Eliot Janeway's recipe for national prosperity - read it cautiously Prescriptions for Prosperity, by Eliot Janeway, New York: Times Books, 348 pp. $ 19.95

ELIOT JANEWAY's new book smacks of an earlier era when many economists were even less precise than today. He doesn't seem to belong to any school of economics - monetarist, neo-Keynesian, structuralist, or whatever. As a result, it is difficult to find a logical economic pattern in this book.

''Prescriptions for Prosperity'' is often fuzzy in its analysis. There is none of the numbers-crunching of his younger economic colleagues, no careful economic theorizing. Perhaps that's why he calls himself a ''political economist.'' The words, suggestions, and opinions just flow and flow as Janeway rambles through a look back at economic affairs during the years from President Johnson to President Reagan.

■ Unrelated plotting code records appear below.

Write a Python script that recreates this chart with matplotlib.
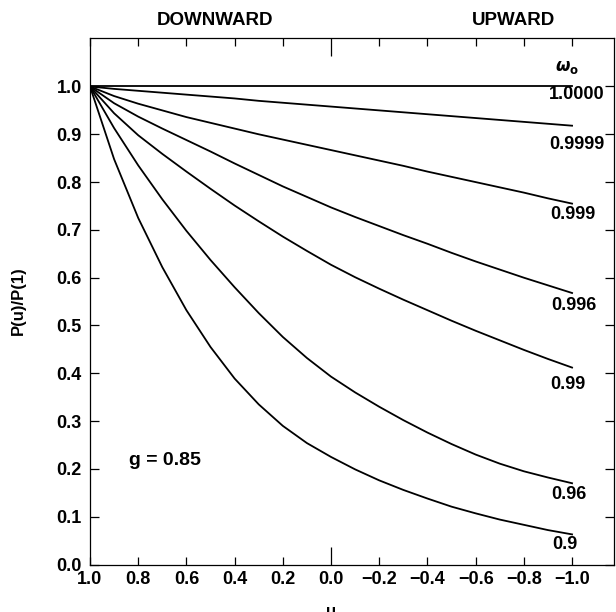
import numpy as np
import matplotlib.pyplot as plt

plt.rcParams['font.family'] = ['Liberation Sans', 'DejaVu Sans']
plt.rcParams['font.weight'] = 'bold'

# cosine of zenith angle, from straight down (1.0) to straight up (-1.0)
mu = [1.0, 0.9, 0.8, 0.7, 0.6, 0.5, 0.4, 0.3, 0.2, 0.1, 0.0,
      -0.1, -0.2, -0.3, -0.4, -0.5, -0.6, -0.7, -0.8, -0.9, -1.0]

# single scattering albedo of each curve
omega_labels = ['1.0000', '0.9999', '0.999', '0.996', '0.99', '0.96', '0.9']

p_10000 = [1.0] * 21
p_09999 = [1.000, 0.995, 0.991, 0.987, 0.983, 0.979, 0.975, 0.970, 0.966, 0.962, 0.958,
           0.954, 0.950, 0.946, 0.942, 0.938, 0.934, 0.930, 0.926, 0.922, 0.918]
p_0999 = [1.000, 0.980, 0.964, 0.950, 0.936, 0.924, 0.912, 0.900, 0.889, 0.878, 0.867,
          0.856, 0.845, 0.834, 0.822, 0.811, 0.800, 0.789, 0.778, 0.766, 0.755]
p_0996 = [1.000, 0.965, 0.937, 0.912, 0.888, 0.864, 0.839, 0.815, 0.791, 0.769, 0.747,
          0.727, 0.708, 0.689, 0.671, 0.652, 0.634, 0.617, 0.600, 0.584, 0.568]
p_099 = [1.000, 0.944, 0.898, 0.859, 0.822, 0.786, 0.751, 0.718, 0.686, 0.656, 0.627,
         0.601, 0.577, 0.554, 0.532, 0.510, 0.489, 0.469, 0.449, 0.430, 0.412]
p_096 = [1.000, 0.913, 0.835, 0.764, 0.698, 0.637, 0.580, 0.526, 0.476, 0.432, 0.393,
         0.360, 0.330, 0.302, 0.276, 0.252, 0.230, 0.211, 0.195, 0.182, 0.170]
p_09 = [1.000, 0.848, 0.725, 0.622, 0.532, 0.455, 0.389, 0.335, 0.290, 0.254, 0.225,
        0.199, 0.176, 0.156, 0.138, 0.121, 0.107, 0.094, 0.083, 0.072, 0.063]

curves = [p_10000, p_09999, p_0999, p_0996, p_099, p_096, p_09]

# where each label sits relative to the end of its curve (points)
label_off = [(3.5, -6), (3.5, -13.5), (0.5, -7.5), (1.5, -9), (-3, -12), (-2.5, -8), (-5.5, -7.5)]

fig = plt.figure(figsize=(6.16, 6.12), dpi=100)
ax = fig.add_axes([90 / 616, 1 - 564.5 / 612, 524 / 616, 527 / 612])

for p, lab, off in zip(curves, omega_labels, label_off):
    ax.plot(mu, p, color='black', lw=1.3)
    ax.annotate(lab, xy=(mu[-1], p[-1]), xytext=off, textcoords='offset points',
                ha='center', va='center', fontsize=13, fontweight='bold')

ax.annotate(r'$\omega_\mathrm{o}$', xy=(mu[-1], p_10000[-1]), xytext=(-3.5, 13.5),
            textcoords='offset points', ha='center', va='center', fontsize=12)

ax.text(0.69, 0.217, 'g = 0.85', ha='center', va='center', fontsize=14, fontweight='bold')

ax.set_xlim(1.0, -1.174)
ax.set_ylim(0.0, 1.1025)

xt = np.round(np.arange(1.0, -1.01, -0.2), 1)
ax.set_xticks(xt)
ax.set_xticklabels([('%.1f' % v).replace('-', '\u2212') for v in xt])
ax.set_yticks(np.round(np.arange(0, 1.01, 0.1), 1))
ax.tick_params(axis='x', direction='in', top=True, length=5.8, width=0.9, pad=5, labelsize=13)
ax.tick_params(axis='y', direction='in', right=True, length=6.5, width=0.9, pad=6, labelsize=13)

# longer tick at mu = 0, top and bottom
mid = ax.xaxis.get_major_ticks()[5]
mid.tick1line.set_markersize(13)
mid.tick2line.set_markersize(13)

for s in ax.spines.values():
    s.set_linewidth(0.9)

tr = ax.get_xaxis_transform()
ax.text(0.48, 1.033, 'DOWNWARD', transform=tr, ha='center', va='center', fontsize=13.5, fontweight='bold')
ax.text(-0.755, 1.033, 'UPWARD', transform=tr, ha='center', va='center', fontsize=13.5, fontweight='bold')

ax.set_ylabel('P(u)/P(1)', fontsize=12, fontweight='bold', labelpad=22)
ax.text(0.0, -0.075, 'u', transform=tr, ha='center', va='top', fontsize=12, fontweight='bold')

fig.savefig('out.png', dpi=100)
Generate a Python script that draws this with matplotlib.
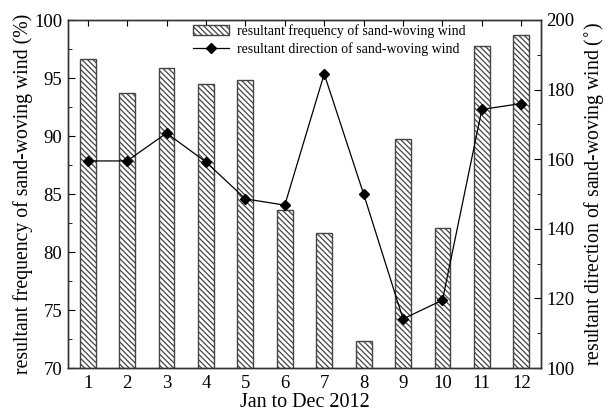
import matplotlib
matplotlib.use("Agg")
import matplotlib.pyplot as plt
from matplotlib.ticker import MultipleLocator

months = [1, 2, 3, 4, 5, 6, 7, 8, 9, 10, 11, 12]
frequency = [96.6, 93.7, 95.9, 94.5, 94.8, 83.6, 81.6, 72.3, 89.7, 82.1, 97.8, 98.7]
direction = [159.5, 159.5, 167.5, 159.2, 148.6, 146.8, 184.5, 150.0, 114.1, 119.5, 174.3, 176.0]

plt.rcParams['font.family'] = ['Liberation Serif', 'DejaVu Serif']
plt.rcParams['hatch.linewidth'] = 0.9
plt.rcParams['hatch.color'] = '#111111'

fig = plt.figure(figsize=(6.14, 4.19), dpi=100)
ax = fig.add_axes([68/614, 1-368/419, (541-68)/614, (368-20)/419])
ax2 = ax.twinx()

bars = ax.bar(months, frequency, width=0.4, bottom=0, facecolor='white',
              edgecolor='#444444', hatch='\\' * 6, linewidth=1.0,
              label='resultant frequency of sand-woving wind', zorder=2)
ax.set_ylim(70, 100)
ax.set_xlim(0.5, 12.5)
ax.set_xticks(months)
ax.yaxis.set_major_locator(MultipleLocator(5))
ax.yaxis.set_minor_locator(MultipleLocator(2.5))
ax.tick_params(axis='both', which='both', direction='in', labelsize=13.5)
ax.tick_params(axis='x', top=True, length=4, pad=5)
ax.tick_params(axis='y', which='major', length=5, pad=4)
ax.tick_params(axis='y', which='minor', length=3)
ax.set_xlabel('Jan to Dec 2012', fontsize=14.5, labelpad=1)
ax.set_ylabel('resultant frequency of sand-woving wind (%)', fontsize=14.2, labelpad=1)

line, = ax2.plot(months, direction, color='black', linewidth=0.9, marker='D',
                 markersize=5, label='resultant direction of sand-woving wind', zorder=3)
ax2.set_ylim(100, 200)
ax2.yaxis.set_major_locator(MultipleLocator(20))
ax2.yaxis.set_minor_locator(MultipleLocator(10))
ax2.tick_params(axis='y', which='both', direction='in', labelsize=13.5)
ax2.tick_params(axis='y', which='major', length=5, pad=4)
ax2.tick_params(axis='y', which='minor', length=3)
ax2.set_ylabel('resultant direction of sand-woving wind ($^{\\circ}$)', fontsize=14.2, labelpad=5)

for a in (ax, ax2):
    for s in a.spines.values():
        s.set_linewidth(1.0)
        s.set_color('#333333')

ax2.legend([bars, line], [bars.get_label(), line.get_label()], loc='upper left',
           bbox_to_anchor=(0.24, 1.02), frameon=False, fontsize=10,
           handlelength=2.6, handletextpad=0.6, borderpad=0.3, labelspacing=0.3)

fig.savefig('out.png', dpi=100)
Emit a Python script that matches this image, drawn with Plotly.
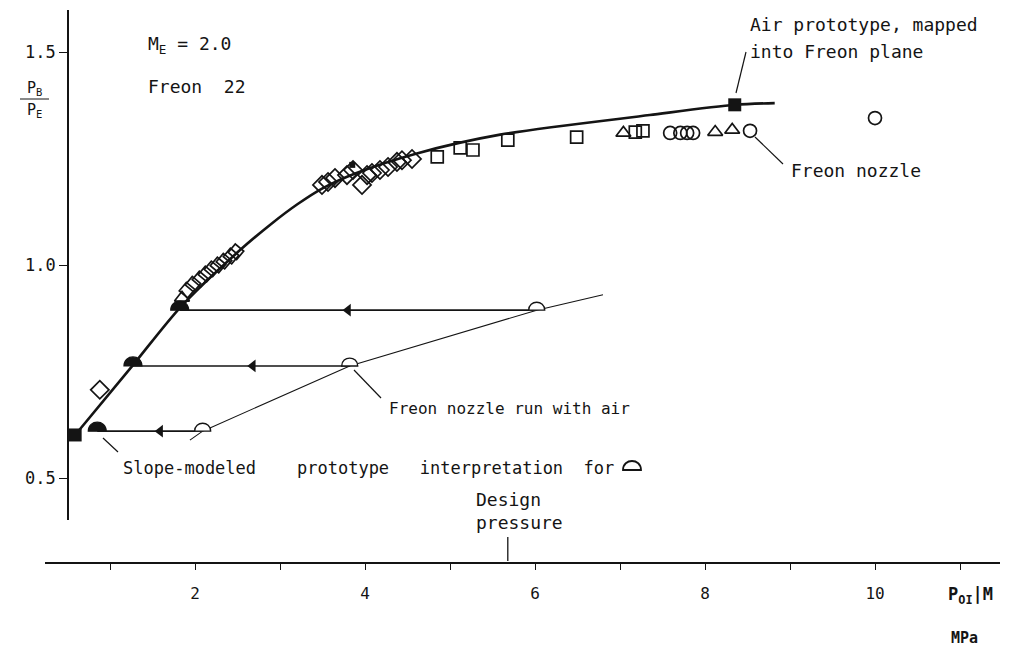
import plotly.graph_objects as go

W, H = 1013, 652
INK = "#141414"
FONT = "DejaVu Sans Mono"

# ---------------- data ----------------
# thick fitted curve through Freon nozzle data
curve_x = [0.59, 1.27, 1.82, 2.53, 2.90, 3.20, 3.50, 3.90, 4.61, 5.59, 7.35, 8.35, 8.82]
curve_y = [0.601, 0.765, 0.899, 1.035, 1.097, 1.142, 1.180, 1.216, 1.262, 1.306, 1.352, 1.376, 1.380]

# thin line: Freon nozzle run with air
air_x = [1.94, 2.09, 3.82, 6.02, 6.80]
air_y = [0.589, 0.610, 0.763, 0.894, 0.930]

# slope-modelled interpretation (horizontal arrows)
interp_level = [0.610, 0.763, 0.894]
interp_open_x = [2.09, 3.82, 6.02]     # open half-circles on the air line
interp_black_x = [0.85, 1.27, 1.82]    # filled half-circles (prototype interpretation)
interp_arrow_x = [1.59, 2.68, 3.80]

# Freon nozzle data
tilted_x = [1.906, 1.976, 2.059, 2.129, 2.200, 2.271, 2.341, 2.424, 2.482]
tilted_y = [0.941, 0.955, 0.967, 0.979, 0.991, 1.000, 1.009, 1.021, 1.031]
diam_x = [0.88, 3.494, 3.565, 3.647, 3.788, 3.859, 3.965, 4.024, 4.082, 4.176, 4.271, 4.376, 4.435, 4.553]
diam_y = [0.707, 1.188, 1.195, 1.204, 1.211, 1.223, 1.188, 1.211, 1.216, 1.223, 1.230, 1.242, 1.246, 1.249]
sq_x = [4.85, 5.12, 5.27, 5.68, 6.49, 7.18, 7.27]
sq_y = [1.254, 1.275, 1.270, 1.293, 1.300, 1.312, 1.315]
tri_x = [1.847, 7.04, 8.12, 8.32]
tri_y = [0.923, 1.310, 1.312, 1.317]
circ_x = [7.59, 7.71, 7.79, 7.86, 8.53, 10.0]
circ_y = [1.310, 1.310, 1.310, 1.310, 1.315, 1.345]
small_black_x = [3.85]
small_black_y = [1.235]

# air prototype, mapped into Freon plane
proto_x = [0.59, 8.35]
proto_y = [0.601, 1.376]

design_pressure = 5.68

x_tickvals = [2, 4, 6, 8, 10]
x_ticktext = ["2", "4", "6", "8", "10"]
y_tickvals = [0.5, 1.0, 1.5]
y_ticktext = ["0.5", "1.0", "1.5"]

# ---------------- figure ----------------
def px(x):
    return x / W


def py(y):
    return 1 - y / H


fig = go.Figure()

fig.add_trace(go.Scatter(x=curve_x, y=curve_y, mode="lines",
                         line=dict(color=INK, width=2.6, shape="spline", smoothing=0.8),
                         hoverinfo="skip"))
fig.add_trace(go.Scatter(x=air_x, y=air_y, mode="lines",
                         line=dict(color=INK, width=1.1), hoverinfo="skip"))
for lvl, xo, xb in zip(interp_level, interp_open_x, interp_black_x):
    fig.add_trace(go.Scatter(x=[xo, xb], y=[lvl, lvl], mode="lines",
                             line=dict(color=INK, width=1.6), hoverinfo="skip"))
fig.add_trace(go.Scatter(x=interp_arrow_x, y=interp_level, mode="markers",
                         marker=dict(symbol="triangle-left", size=11, color=INK),
                         hoverinfo="skip"))

mk_line = dict(color=INK, width=1.7)
fig.add_trace(go.Scatter(x=tilted_x, y=tilted_y, mode="markers",
                         marker=dict(symbol="square-open", size=11, angle=40, line=mk_line, color=INK)))
fig.add_trace(go.Scatter(x=diam_x, y=diam_y, mode="markers",
                         marker=dict(symbol="diamond-open", size=14, line=mk_line, color=INK)))
fig.add_trace(go.Scatter(x=sq_x, y=sq_y, mode="markers",
                         marker=dict(symbol="square-open", size=12, line=mk_line, color=INK)))
fig.add_trace(go.Scatter(x=tri_x, y=tri_y, mode="markers",
                         marker=dict(symbol="triangle-up-open", size=13, line=mk_line, color=INK)))
fig.add_trace(go.Scatter(x=circ_x, y=circ_y, mode="markers",
                         marker=dict(symbol="circle-open", size=13, line=mk_line, color=INK)))
fig.add_trace(go.Scatter(x=small_black_x, y=small_black_y, mode="markers",
                         marker=dict(symbol="square", size=6, color=INK)))
fig.add_trace(go.Scatter(x=proto_x, y=proto_y, mode="markers",
                         marker=dict(symbol="square", size=13, color=INK)))
fig.add_trace(go.Scatter(x=interp_open_x, y=[v + 0.006 for v in interp_level], mode="markers",
                         marker=dict(symbol="circle", size=3, color=INK)))

dome_big = "M -9,0 C -9,12 9,12 9,0 Z"
dome = "M -8,0 C -8,10.5 8,10.5 8,0 Z"
shapes = []
for lvl, xo, xb in zip(interp_level, interp_open_x, interp_black_x):
    shapes.append(dict(type="path", path=dome_big, xref="x", yref="y", xanchor=xb, yanchor=lvl,
                       xsizemode="pixel", ysizemode="pixel", fillcolor=INK,
                       line=dict(color=INK, width=1.2)))
    shapes.append(dict(type="path", path=dome, xref="x", yref="y", xanchor=xo, yanchor=lvl,
                       xsizemode="pixel", ysizemode="pixel", fillcolor="white",
                       line=dict(color=INK, width=1.4)))

# leader lines (paper coordinates, from pixel positions)
def seg(x0, y0, x1, y1, w=1.2):
    return dict(type="line", xref="paper", yref="paper", x0=px(x0), y0=py(y0),
                x1=px(x1), y1=py(y1), line=dict(color=INK, width=w))

shapes += [
    seg(736, 93, 746, 52),      # air prototype
    seg(755, 137, 783, 164),    # freon nozzle
    seg(354, 370, 381, 398),    # run with air
    seg(103, 438, 118, 452),    # slope-modeled
    seg(20, 99, 49, 99, 1.0),   # fraction bar
]
# dome symbol inside the text "for ..."
shapes.append(dict(type="path", path=dome_big, xref="paper", yref="paper",
                   xanchor=px(632), yanchor=py(470), xsizemode="pixel", ysizemode="pixel",
                   fillcolor="white", line=dict(color=INK, width=1.8)))
# design pressure marker
shapes.append(dict(type="line", xref="x", yref="paper", x0=design_pressure, x1=design_pressure,
                   y0=py(537), y1=py(561), line=dict(color=INK, width=1.3)))

def txt(x, y, s, size=18, xanchor="left", align="left"):
    return dict(x=px(x), y=py(y), xref="paper", yref="paper", text=s, showarrow=False,
                xanchor=xanchor, yanchor="middle", align=align,
                font=dict(family=FONT, size=size, color=INK))

annotations = [
    txt(146, 45, "M<sub>E</sub> = 2.0"),
    txt(146, 86, "Freon  22"),
    txt(748, 24, "Air prototype, mapped"),
    txt(748, 52, "into Freon plane"),
    txt(789, 171, "Freon nozzle"),
    txt(387, 408, "Freon nozzle run with air", size=16),
    txt(121, 468, "Slope-modeled    prototype   interpretation  for", size=17),
    txt(474, 511, "Design<br>pressure"),
    txt(34, 88, "P<sub>B</sub>", size=15, xanchor="center"),
    txt(34, 110, "P<sub>E</sub>", size=15, xanchor="center"),
    txt(946, 595, "<b>P<sub>OI</sub>|M</b>", size=17),
    txt(949, 638, "<b>MPa</b>", size=15),
]

x_rng = [(45 - 25) / 85, (1000 - 25) / 85]
y_rng = [0.5 - (520 - 478) / 426, 0.5 + (478 - 10) / 426]

fig.update_layout(
    width=W, height=H,
    margin=dict(l=0, r=0, t=0, b=0),
    paper_bgcolor="white", plot_bgcolor="white",
    showlegend=False,
    shapes=shapes,
    annotations=annotations,
    xaxis=dict(domain=[45 / W, 1000 / W], range=x_rng, anchor="free", position=(H - 563) / H,
               showline=True, linecolor=INK, linewidth=1.6, showgrid=False, zeroline=False,
               tickmode="array", tickvals=x_tickvals, ticktext=x_ticktext,
               ticks="outside", ticklen=6, tickwidth=1.2, tickcolor=INK,
               minor=dict(dtick=1, tick0=0, ticks="outside", ticklen=6, tickwidth=1.2,
                          tickcolor=INK, showgrid=False),
               ticklabelstandoff=10,
               tickfont=dict(family=FONT, size=16, color=INK), automargin=False),
    yaxis=dict(domain=[(H - 520) / H, (H - 10) / H], range=y_rng, anchor="free", position=68 / W,
               showline=True, linecolor=INK, linewidth=1.6, showgrid=False, zeroline=False,
               tickmode="array", tickvals=y_tickvals, ticktext=y_ticktext,
               ticks="outside", ticklen=8, tickwidth=1.2, tickcolor=INK,
               tickfont=dict(family=FONT, size=17, color=INK), automargin=False),
)

fig.write_html("out.html")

Mr. Janeway doesn't lack self-confidence. He writes about national economic affairs with something bordering on bravado, stating firm judgments that could sweep you along, unless you stopped once in a while to ask, ''Now wait a minute - is that really so?''

Perhaps this stems from his background as an investment-letter writer (The Janeway Letter). Most such letter writers state firm opinions on where the market is going and what stocks or other investments to buy. Whether wrong or right, they exude an air of certainty because investors want firm, not wishy-washy, advice.

Mr. Janeway avoids the need for registering with the Securities and Exchange Commission as an investment adviser by not making recommendations on specific stocks or bonds or commodity investments. This makes it difficult to measure his track record as an investment adviser. But he is firm in the third and last section of this book about how one should divide a portfolio between general classes of investments, such as gas and oil debentures, low-grade, high-leverage gold stocks, high-technology defense stocks, etc., in either hard times or transitional times. (From what Mr. Janeway says, I suspect he figures the United States is on its way to hard times.) The reader will have to pick specific investments himself.

A second element in this book (and Mr. Janeway's other writings) is a fecundity of ideas - policy suggestions, novel ways of looking at the political economic scene, fresh interpretations of events, and so on. It makes for somewhat entertaining reading. There may be useful ideas, but some of the ideas are rather wild and others, shall we say, questionable.

For instance, to deal with ''the complaint'' of ''extortionate interest rates resulting from astronomic deficits,'' he suggests, ''Export the deficit by selling to dollar-rich OPEC governments long-term, nonmarketable Treasury paper subject to no interest charges until maturity.''

Well, first of all, how much high interest rates result from large deficits has been a matter of considerable debate in Washington lately. But, assuming that's right, the OPEC nations as a group no longer have a balance-of-payments surplus, but a deficit. Even Saudi Arabia ran in the red last year. Janeway suggests Arab central banks would buy these so-called ''zero-coupon bonds'' issued by the US Treasury in exchange for the guarantee of American protection. I doubt proud, sovereign Arab nations would accept such a deal, especially since the US is the prime ally of Israel.

Another of his recommendations would seem to have a greater chance of acceptance. Banks and other mortgage-issuing institutions, he says, should offer second mortgages on which only interest is paid - not the principal. Swiss financial institutions have offered perpetual mortgages for many years in that capital-rich nation. The US does not usually have such a capital surplus. But at the moment housing is doing well with other new types of lending, such as variable-rate mortgages.

Such suggestions are part of Janeway's ''quick fix'' to avoid ''the twin blight of depression and war.'' Mr. Janeway holds a gloomy view of world prospects, saying: ''The peace and prosperity America secured for herself after World War II are now suddenly in danger.''

His analysis is more sophisticated than that of the common doomsayer. He knows modern history, has had considerable contacts at various times with White House insiders (including presidents), and has a good memory for appropriate quotations, aphorisms, and anecdotes. But in a way, that sophistication makes his book more dangerous. Read it with caution - and take his advice with more than a single grain of salt.